» **Your objective**
From the listing that follows, output everything exactly except the pictures.

» **Collected data**
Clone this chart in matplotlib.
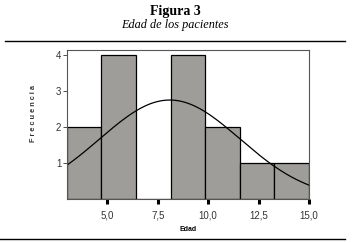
import numpy as np
import matplotlib.pyplot as plt

# histogram data
bin_edges = [3.0, 3 + 12/7, 3 + 24/7, 3 + 36/7, 3 + 48/7, 3 + 60/7, 3 + 72/7, 15.0]
counts = [2, 4, 0, 4, 2, 1, 1]
xticks = [5.0, 7.5, 10.0, 12.5, 15.0]
xtick_labels = ['5,0', '7,5', '10,0', '12,5', '15,0']
yticks = [1, 2, 3, 4]

# fitted normal curve parameters
mean_age = 8.1
sd_age = 3.48
n_total = sum(counts)
bin_width = 12 / 7

fig = plt.figure(figsize=(3.52, 2.43), dpi=100)

fig.text(0.497, 0.953, 'Figura 3', ha='center', va='center',
         family='Liberation Serif', fontweight='bold', fontsize=10)
fig.text(0.497, 0.898, 'Edad de los pacientes', ha='center', va='center',
         family='Liberation Serif', style='italic', fontsize=8.8)
fig.add_artist(plt.Line2D([0.014, 0.98], [0.831, 0.831], color='black', lw=1))
fig.add_artist(plt.Line2D([0.0, 0.98], [0.018, 0.018], color='black', lw=1))

ax = fig.add_axes([0.190, 0.181, 0.688, 0.613])
widths = np.diff(bin_edges)
ax.bar(bin_edges[:-1], counts, width=widths, align='edge',
       color='#9e9d9a', edgecolor='black', linewidth=0.9)

x = np.linspace(3, 15, 200)
y = n_total * bin_width / (sd_age * np.sqrt(2 * np.pi)) * np.exp(-0.5 * ((x - mean_age) / sd_age) ** 2)
ax.plot(x, y, color='black', lw=0.9)

ax.set_xlim(3, 15)
ax.set_ylim(0, 4.14)
ax.set_xticks(xticks)
ax.set_xticklabels(xtick_labels, family='Liberation Sans', fontsize=7, color='#333333')
ax.set_yticks(yticks)
ax.set_yticklabels([str(v) for v in yticks], family='Liberation Sans', fontsize=7, color='#333333')
ax.tick_params(axis='x', length=3.5, width=2.2, color='black', pad=5)
ax.tick_params(axis='y', length=3, width=0.6, color='#333333', pad=1)
for s in ax.spines.values():
    s.set_color('#555555')
    s.set_linewidth(0.8)

ax.set_xlabel('Edad', family='Liberation Sans', fontweight='bold', fontsize=5, labelpad=4)
ax.set_ylabel('F r e c u e n c i a', family='Liberation Sans', fontweight='bold',
              fontsize=5.3, color='#333333')
ax.yaxis.set_label_coords(-0.125, 0.575)

plt.savefig('out.png', dpi=100)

» **Response for this exercise**
Clone this chart in matplotlib.
import numpy as np
import matplotlib.pyplot as plt

# histogram data
bin_edges = [3.0, 3 + 12/7, 3 + 24/7, 3 + 36/7, 3 + 48/7, 3 + 60/7, 3 + 72/7, 15.0]
counts = [2, 4, 0, 4, 2, 1, 1]
xticks = [5.0, 7.5, 10.0, 12.5, 15.0]
xtick_labels = ['5,0', '7,5', '10,0', '12,5', '15,0']
yticks = [1, 2, 3, 4]

# fitted normal curve parameters
mean_age = 8.1
sd_age = 3.48
n_total = sum(counts)
bin_width = 12 / 7

fig = plt.figure(figsize=(3.52, 2.43), dpi=100)

fig.text(0.497, 0.953, 'Figura 3', ha='center', va='center',
         family='Liberation Serif', fontweight='bold', fontsize=10)
fig.text(0.497, 0.898, 'Edad de los pacientes', ha='center', va='center',
         family='Liberation Serif', style='italic', fontsize=8.8)
fig.add_artist(plt.Line2D([0.014, 0.98], [0.831, 0.831], color='black', lw=1))
fig.add_artist(plt.Line2D([0.0, 0.98], [0.018, 0.018], color='black', lw=1))

ax = fig.add_axes([0.190, 0.181, 0.688, 0.613])
widths = np.diff(bin_edges)
ax.bar(bin_edges[:-1], counts, width=widths, align='edge',
       color='#9e9d9a', edgecolor='black', linewidth=0.9)

x = np.linspace(3, 15, 200)
y = n_total * bin_width / (sd_age * np.sqrt(2 * np.pi)) * np.exp(-0.5 * ((x - mean_age) / sd_age) ** 2)
ax.plot(x, y, color='black', lw=0.9)

ax.set_xlim(3, 15)
ax.set_ylim(0, 4.14)
ax.set_xticks(xticks)
ax.set_xticklabels(xtick_labels, family='Liberation Sans', fontsize=7, color='#333333')
ax.set_yticks(yticks)
ax.set_yticklabels([str(v) for v in yticks], family='Liberation Sans', fontsize=7, color='#333333')
ax.tick_params(axis='x', length=3.5, width=2.2, color='black', pad=5)
ax.tick_params(axis='y', length=3, width=0.6, color='#333333', pad=1)
for s in ax.spines.values():
    s.set_color('#555555')
    s.set_linewidth(0.8)

ax.set_xlabel('Edad', family='Liberation Sans', fontweight='bold', fontsize=5, labelpad=4)
ax.set_ylabel('F r e c u e n c i a', family='Liberation Sans', fontweight='bold',
              fontsize=5.3, color='#333333')
ax.yaxis.set_label_coords(-0.125, 0.575)

plt.savefig('out.png', dpi=100)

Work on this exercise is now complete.